The world has a scheme of redemption of its own, and men can themselves do something for the brother who has fallen. But the plan involves, invariably, a change of surroundings. Worldly wisdom says, of the youth who is making a mess of his life, "Ship him off to the colonies, try him with a new start on another soil." But the grace of God promises a far more wonderful salvation. It makes possible a new start on the very spot of the old failure. It leads a man back to the scene of his old disloyalty, and promises him a new memory that shall blot out and redeem the old. God does not take the depressed and discouraged out of their surroundings. He adds an inward something that enables them to conquer where they stand. It is not some new untried sphere that God gilds with promise. It is the old place where one has already failed and fallen. It is the valley of Achor, the scene of Israel's defeat, and Achan's shame and sin, that God gives to His people as a door of hope.

In Italian history, during the Middle Ages, the republics of Pisa and Genoa were often at war, and at one time the Genoese were badly beaten in a sea-fight near the little island of Meloria. Some years after, a Genoese admiral took his fleet to that same spot and said, "Here is the rock which a Genoese defeat has made famous. A victory would make it immortal." And sure enough, the fight that followed ended in a great victory for Genoa. It is that sort of hope that God holds out to all defeated souls who put their trust in Him. He points us back to our valley of Achor, the place with a memory we do not like to think of, and He says, There is your door of Hope, Go back and try again. And those who go back in His strength are enabled to write a new memory upon the old shame.

Our Lord and Master is very gracious to forgive us when we come to Him in penitence to tell Him of the position we have lost by our faithlessness or our cowardice, but He does not consent to the ultimate defeat of the very feeblest of His soldiers. "Go back and try again," is His order. There are many, as Dr Matheson says, who offer us a golden to-morrow, but it is only Christ who enables us to retrieve our yesterday. For His grace is more than forgiveness. It is the promise to reverse the memory of Achor, to turn defeat into victory even yet.

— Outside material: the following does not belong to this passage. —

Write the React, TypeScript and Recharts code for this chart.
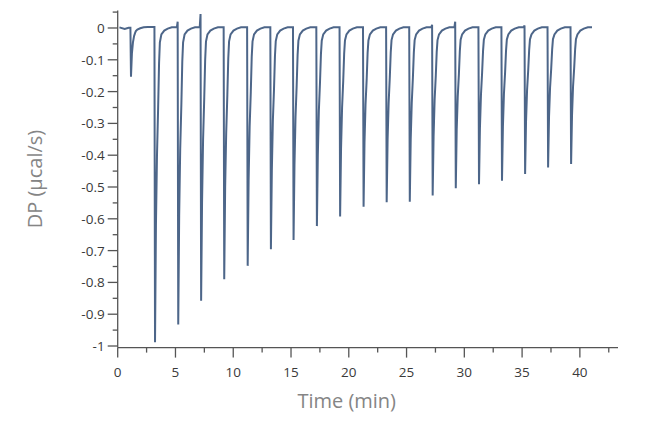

Achor, further, literally means Trouble, and it is a great thing for us when we have learned that even there God has for us a door of hope.

The valley of Trouble is perhaps the last place in the world where the uninstructed would look for any fruit of harvest, and yet again and again men have brought the fairest flowers of character and holiness out of it. How many a devout and useful servant of Christ owes the beginning of his allegiance to a serious illness, to some crippling disappointment, to an overwhelming sorrow? In all humility there are many who can say, It is good for me that I have been afflicted, and there are many, many more about whom their friends often quote that text.

"I walked a mile with Pleasure;

She chattered all the way,

But left me none the wiser

For all she had to say.

"I walked a mile with Sorrow,

And ne'er a word said she,

But oh, the things I learned from her,

When Sorrow walked with me!"

There is a door of Hope even in the valley of Trouble, and those who tread it in God's company shall not fail to find it.

There is one other class who need to know that even in Achor there is a door of hope, the depressed and discouraged. Phillips Brooks once declared, "I came near doing a dreadful thing the other day. I was in East Boston and I suddenly felt as if I must get away from everything for a while. I went to the Cunard dock and asked if the steamer had sailed. She had been gone about an hour. I believe if she had still been there, I should have absconded." I wonder if there is any one who has not known that feeling? When duty is dull, and circumstances discouraging, when we seem to be merely ploughing the sands, "Oh," we say, "for the wings of a dove!" Comfort and happiness and salvation seem to lie solely in escape. And it may be that they do. But more often the trouble is in ourselves, and would travel with us to the new post.

If there be any depressed or discouraged reading these lines, I should like to remind them of God's promise to give the valley of Achor--that is the depressing scene of your labours, my brother--for a door of hope. You are looking for your hope somewhere else, anywhere else provided it be out of your present rut and drudgery. In reality your door of hope lies in the rut, in the valley itself. It is not escape you need. It is just a braver faith that God is in your valley with you, and that He needs you there.

Take a firmer grip of that, and go back to where you serve, and you will find, please God, that even in your valley He has opened for you a door of Hope and Gladness.